The great majority of surviving muskets manufactured by the Colonists are not identified by their maker or source. Yet a number of the states did, at times, stamp their issued arms to indicate ownership especially early in the war. These included, “MB” or “CMB”, Massachusetts; “SC”, Connecticut; “CR”, Rhode Island; “PP” or “P”, Pennsylvania; “JS” or “PS”, Maryland; “SP”, New Jersey; “NH” New Hampshire; “CN”, New York; and “SGF” (State Gun Factory), Virginia. In addition, by 1777 European arms were arriving in bulk without government ownership identification and the Congress instructed each Continental regiment in the field to stamp or brand its muskets “US”, “U:STATES”, or “UNITED STATES”. Their compliance was spotty, but the practice continued in postwar arsenals (Guthman).

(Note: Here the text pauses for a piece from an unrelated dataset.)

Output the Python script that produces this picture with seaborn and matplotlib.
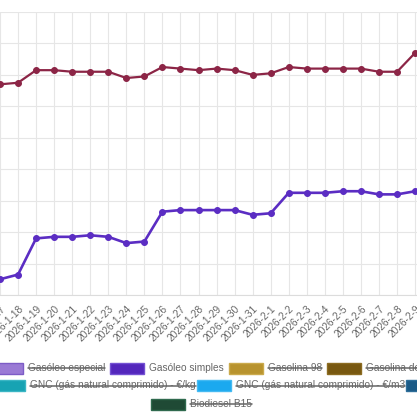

Out of the more than 300,000 long arms used by the American line troops during the War for Independence, probably in excess of 80,000 were the products of America’s scattered gunsmiths using mixed components. Yet, because the soldier’s round lead bullets were undersized to allow for powder fouling in the bore and the issued socket bayonets had to be individually fitted to each barrel, their odd pedigrees did not create the extreme hardships one might have expected. As such, they filled a vital gap in arming the early regiments and continued as the major repair and maintenance sources for Washington’s troops until the war was won. The individual muskets illustrated in this article are considered typical of the variety of long arms produced by this homegrown cottage industry.
After facing an almost impossible supply problem following Lexington/Concord, the committed Colonists vigorously pursued all available sources to create the desperately needed supply of arms. Today their mixed-pattern muskets comprise a special category for collectors and historians that testifies so eloquently to the “can do” spirit which made possible our ultimate victory.